Why wasn't letting Schiavo die a Christian option, too?That sensible question is among a number of tough ones raised today in a superb article by journalist Wes Allison, who has the medical beat for the St. Petersburg, FL Times.
The St. Petersburg Times is one of the very best newspapers in the U.S. I've seen it before in my travels and marvelled at its quality. So, I should not have been surprised to learn, as I discover Russell Baker wrote about four years ago, that the St. Petersburg Times is not controlled by a mega media corporation. Instead, it is owned by the Poynter Foundation , a Florida-based "not-for-profit educational institution... dedicated to training working journalists to do superior journalism."

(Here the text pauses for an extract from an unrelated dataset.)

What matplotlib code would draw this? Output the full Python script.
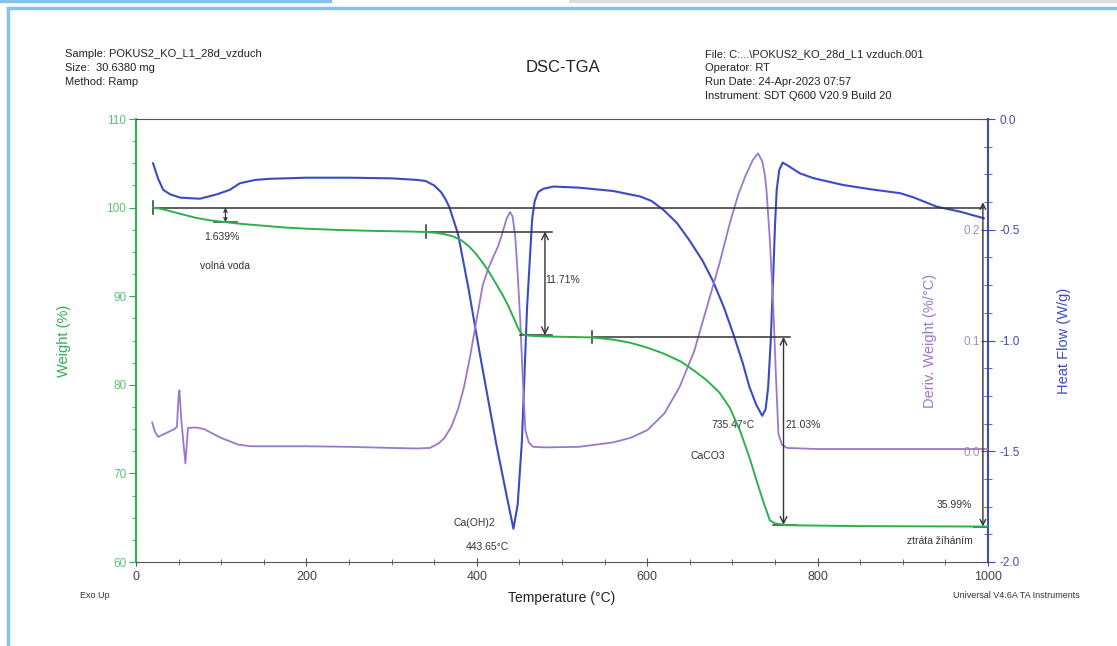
import numpy as np
import matplotlib
matplotlib.use('Agg')
import matplotlib.pyplot as plt
from matplotlib.ticker import MultipleLocator
from matplotlib.lines import Line2D

plt.rcParams['font.family'] = ['Liberation Sans', 'DejaVu Sans']

# Weight (%) vs temperature
temp_w = [20, 30, 40, 50, 60, 70, 80, 90, 100, 110, 125, 150, 175, 200, 240, 280,
          320, 340, 352, 362, 372, 382, 390, 398, 406, 414, 422, 430, 437, 443,
          448, 452, 456, 465, 482, 510, 535, 560, 580, 600, 620, 640, 655, 670,
          685, 697, 709, 720, 729, 737, 744, 750, 764, 850, 1000]
weight = [100.0, 99.85, 99.6, 99.35, 99.1, 98.85, 98.68, 98.52, 98.42, 98.3, 98.15,
          97.95, 97.75, 97.62, 97.47, 97.37, 97.3, 97.25, 97.15, 97.0, 96.75, 96.3,
          95.7, 94.9, 93.9, 92.8, 91.5, 90.2, 88.9, 87.6, 86.5, 85.8, 85.6, 85.52,
          85.45, 85.4, 85.35, 85.1, 84.75, 84.2, 83.5, 82.6, 81.6, 80.5, 79.1, 77.4,
          74.8, 71.8, 69.0, 66.6, 64.7, 64.35, 64.15, 64.05, 64.0]

# Heat flow (W/g)
temp_hf = [20, 26, 32, 40, 52, 75, 95, 110, 122, 140, 157, 200, 250, 300, 330, 340,
           350, 358, 363, 368, 378, 390, 404, 423, 435, 443, 448, 453, 459, 465,
           468, 472, 478, 490, 520, 560, 592, 605, 619, 635, 650, 665, 677, 690,
           701, 712, 720, 728, 735, 739, 742, 745, 748, 750, 752, 755, 759, 765,
           779, 795, 830, 862, 897, 912, 940, 967, 995]
heat_flow = [-0.20, -0.27, -0.32, -0.34, -0.355, -0.36, -0.34, -0.32, -0.29, -0.275,
             -0.27, -0.265, -0.265, -0.268, -0.275, -0.28, -0.30, -0.33, -0.36, -0.40,
             -0.52, -0.76, -1.07, -1.47, -1.70, -1.85, -1.74, -1.45, -0.85, -0.45,
             -0.37, -0.33, -0.315, -0.305, -0.31, -0.325, -0.35, -0.37, -0.41, -0.47,
             -0.55, -0.64, -0.73, -0.85, -0.97, -1.10, -1.21, -1.29, -1.34, -1.31,
             -1.21, -1.00, -0.70, -0.48, -0.32, -0.23, -0.197, -0.21, -0.245, -0.267,
             -0.298, -0.317, -0.335, -0.353, -0.396, -0.418, -0.448]

# Derivative weight (%/°C)
temp_d = [19, 22, 26, 45, 48, 50, 51, 53, 56, 58, 61, 70, 80, 90, 100, 110, 120,
          135, 200, 250, 300, 330, 345, 355, 362, 370, 378, 385, 392, 400, 407,
          413, 419, 425, 430, 435, 439, 442, 445, 448, 451, 454, 457, 461, 466,
          480, 520, 560, 580, 600, 620, 638, 655, 670, 685, 697, 707, 715, 724, 730,
          735, 738, 740, 744, 748, 751, 754, 758, 764, 800, 900, 1000]
deriv = [0.026, 0.018, 0.013, 0.020, 0.022, 0.050, 0.055, 0.030, 0.005, -0.011,
         0.021, 0.0215, 0.020, 0.016, 0.012, 0.009, 0.006, 0.0045, 0.0045, 0.004,
         0.003, 0.0025, 0.003, 0.007, 0.012, 0.022, 0.038, 0.058, 0.085, 0.120,
         0.150, 0.164, 0.175, 0.185, 0.197, 0.210, 0.216, 0.212, 0.195, 0.160,
         0.118, 0.065, 0.019, 0.008, 0.004, 0.0035, 0.004, 0.008, 0.012, 0.019,
         0.034, 0.058, 0.090, 0.130, 0.170, 0.206, 0.232, 0.248, 0.263, 0.269,
         0.262, 0.250, 0.236, 0.190, 0.130, 0.070, 0.016, 0.006, 0.003, 0.002,
         0.002, 0.002]

green = '#2eb04e'
green_lbl = '#5cc272'
blue = '#3b4cc0'
purple = '#9a78cc'
ink = '#333333'

fig = plt.figure(figsize=(11.17, 6.46), dpi=100)
ax = fig.add_axes([136 / 1117, 1 - 562 / 646, 852 / 1117, 443 / 646])
ax_hf = ax.twinx()
ax_d = ax.twinx()

ax.set_xlim(0, 1000)
ax.set_ylim(60, 110)
ax_hf.set_ylim(-2.0, 0.0)
ax_d.set_ylim(-0.1, 0.3)

ax_d.plot(temp_d, deriv, color=purple, lw=1.3)
ax_hf.plot(temp_hf, heat_flow, color=blue, lw=1.5)
ax.plot(temp_w, weight, color=green, lw=1.4, zorder=5)
ax.set_zorder(3)
ax.patch.set_visible(False)

# step annotations on the weight curve
ann = dict(color=ink, lw=1.1)
ax.plot([20, 994], [100, 100], **ann)
ax.plot([20, 20], [99.3, 100.7], **ann)
ax.plot([92, 118], [98.36, 98.36], **ann)
ax.annotate('', xy=(105, 98.36), xytext=(105, 100.0),
            arrowprops=dict(arrowstyle='<->', color=ink, lw=0.9, shrinkA=0, shrinkB=0,
                            mutation_scale=6))
ax.plot([340, 488], [97.3, 97.3], **ann)
ax.plot([340, 340], [96.6, 98.0], **ann)
ax.plot([451, 488], [85.6, 85.6], **ann)
ax.annotate('', xy=(480, 85.6), xytext=(480, 97.3),
            arrowprops=dict(arrowstyle='<->', color=ink, lw=1.0, shrinkA=0, shrinkB=0,
                            mutation_scale=12))
ax.plot([535, 768], [85.4, 85.4], **ann)
ax.plot([535, 535], [84.7, 86.1], **ann)
ax.plot([748, 775], [64.2, 64.2], **ann)
ax.annotate('', xy=(760, 64.2), xytext=(760, 85.4),
            arrowprops=dict(arrowstyle='<->', color=ink, lw=1.0, shrinkA=0, shrinkB=0,
                            mutation_scale=12))
ax.plot([984, 1000], [64.0, 64.0], **ann)
ax.annotate('', xy=(994, 64.0), xytext=(994, 100.6),
            arrowprops=dict(arrowstyle='<->', color=ink, lw=1.0, shrinkA=0, shrinkB=0,
                            mutation_scale=10))

fs = 7.5
ax.text(101, 96.7, '1.639%', fontsize=fs, color=ink, ha='center', va='center')
ax.text(104, 93.4, 'volná voda', fontsize=fs, color=ink, ha='center', va='center')
ax.text(501, 91.8, '11.71%', fontsize=fs, color=ink, ha='center', va='center')
ax.text(397, 64.4, 'Ca(OH)2', fontsize=fs, color=ink, ha='center', va='center')
ax.text(412, 61.7, '443.65°C', fontsize=fs, color=ink, ha='center', va='center')
ax.text(701, 75.5, '735.47°C', fontsize=fs, color=ink, ha='center', va='center')
ax.text(783, 75.5, '21.03%', fontsize=fs, color=ink, ha='center', va='center')
ax.text(671, 72.0, 'CaCO3', fontsize=fs, color=ink, ha='center', va='center')
ax.text(961, 66.4, '35.99%', fontsize=fs, color=ink, ha='center', va='center')
ax.text(944, 62.4, 'ztráta žíháním', fontsize=fs, color=ink, ha='center', va='center')

# axes styling
for a in (ax, ax_hf, ax_d):
    for s in a.spines.values():
        s.set_visible(False)
ax.spines['left'].set_visible(True)
ax.spines['left'].set_color(green)
ax.spines['left'].set_linewidth(1.5)
ax.spines['bottom'].set_visible(True)
ax.spines['bottom'].set_color('#555555')
ax.spines['top'].set_visible(True)
ax.spines['top'].set_color('#555555')
ax_hf.spines['right'].set_visible(True)
ax_hf.spines['right'].set_color(blue)
ax_hf.spines['right'].set_linewidth(1.5)

ax.xaxis.set_major_locator(MultipleLocator(200))
ax.xaxis.set_minor_locator(MultipleLocator(50))
ax.tick_params(axis='x', which='both', direction='inout', colors='#555555',
               labelcolor='#444444', labelsize=9, length=6, top=False)
ax.tick_params(axis='x', which='minor', length=4)
ax.yaxis.set_major_locator(MultipleLocator(10))
ax.yaxis.set_minor_locator(MultipleLocator(2.5))
ax.tick_params(axis='y', which='both', colors=green, labelcolor=green_lbl,
               labelsize=8.5, length=5, pad=2)
ax.tick_params(axis='y', which='minor', length=3)

ax_hf.yaxis.set_major_locator(MultipleLocator(0.5))
ax_hf.yaxis.set_minor_locator(MultipleLocator(0.125))
ax_hf.yaxis.set_major_formatter(plt.FormatStrFormatter('%.1f'))
ax_hf.tick_params(axis='y', which='both', direction='inout', colors=blue,
                  labelcolor=blue, labelsize=8.5, length=10)
ax_hf.tick_params(axis='y', which='minor', length=6)

ax_d.set_yticks([0.0, 0.1, 0.2])
ax_d.yaxis.set_major_formatter(plt.FormatStrFormatter('%.1f'))
ax_d.tick_params(axis='y', length=0, pad=-6, labelcolor='#9d92c4', labelsize=8.5)
for lbl in ax_d.get_yticklabels():
    lbl.set_horizontalalignment('right')

ax.set_xlabel('Temperature (°C)', fontsize=10, color='#222222', labelpad=6)
ax.set_ylabel('Weight (%)', fontsize=10.5, color=green)
ax.yaxis.set_label_coords(-0.076, 0.5)
ax_d.set_ylabel('Deriv. Weight (%/°C)', fontsize=10.5, color=purple)
ax_d.yaxis.set_label_coords(0.924, 0.5)
ax_hf.set_ylabel('Heat Flow (W/g)', fontsize=10.5, color=blue)
ax_hf.yaxis.set_label_coords(1.081, 0.5)

# header and footer text
hdr = dict(fontsize=8, color='#222222', va='center', ha='left')
fig.text(65 / 1117, 1 - 54 / 646, 'Sample: POKUS2_KO_L1_28d_vzduch', **hdr)
fig.text(65 / 1117, 1 - 68 / 646, 'Size:  30.6380 mg', **hdr)
fig.text(65 / 1117, 1 - 82 / 646, 'Method: Ramp', **hdr)
fig.text(563 / 1117, 1 - 68 / 646, 'DSC-TGA', fontsize=12, color='#222222',
         ha='center', va='center')
fig.text(705 / 1117, 1 - 54 / 646, 'File: C:...\\POKUS2_KO_28d_L1 vzduch.001', **hdr)
fig.text(705 / 1117, 1 - 68 / 646, 'Operator: RT', **hdr)
fig.text(705 / 1117, 1 - 82 / 646, 'Run Date: 24-Apr-2023 07:57', **hdr)
fig.text(705 / 1117, 1 - 96 / 646, 'Instrument: SDT Q600 V20.9 Build 20', **hdr)
fig.text(80 / 1117, 1 - 596 / 646, 'Exo Up', fontsize=6.5, color='#333333',
         ha='left', va='center')
fig.text(1080 / 1117, 1 - 596 / 646, 'Universal V4.6A TA Instruments', fontsize=6.5,
         color='#333333', ha='right', va='center')

# screenshot frame
frame = '#84c4ea'
fig.add_artist(Line2D([0, 330 / 1117], [1 - 1 / 646, 1 - 1 / 646], color=frame, lw=2.5))
fig.add_artist(Line2D([570 / 1117, 1], [1 - 1 / 646, 1 - 1 / 646], color='#dddddd', lw=2.5))
fig.add_artist(Line2D([8 / 1117, 1], [1 - 8 / 646, 1 - 8 / 646], color=frame, lw=2.5))
fig.add_artist(Line2D([8 / 1117, 8 / 1117], [0, 1 - 8 / 646], color=frame, lw=2.5))

fig.savefig('out.png', dpi=100)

Allison's article certainly is one of the most succinct, intelligent pieces I've seen anywhere summing up the intersecting debates over morality, religion, politics, and science that may be Terri Schaivo's most enduring legacy. For context, Allison manages to weave intriguing bits of personal character (Bobby Schindler is "a Catholic school science teacher") with fascinating constitutional and religious arcania ("The Catholic church teaches that life begins at conception; it used to teach that life began at quickening, some 40 days into pregnancy"). Then, using local and prominent expert sources, he melds the whole into a well balanced statement of the bio-ethical, legal, religious, and political issues that have been sparked but not resolved by Schaivo case.
Just the other day I came across another Cassandra piece foretelling the imminent death of newspapers. Maybe so. But in the meantime, enjoy an example of newspaper journalism at its best.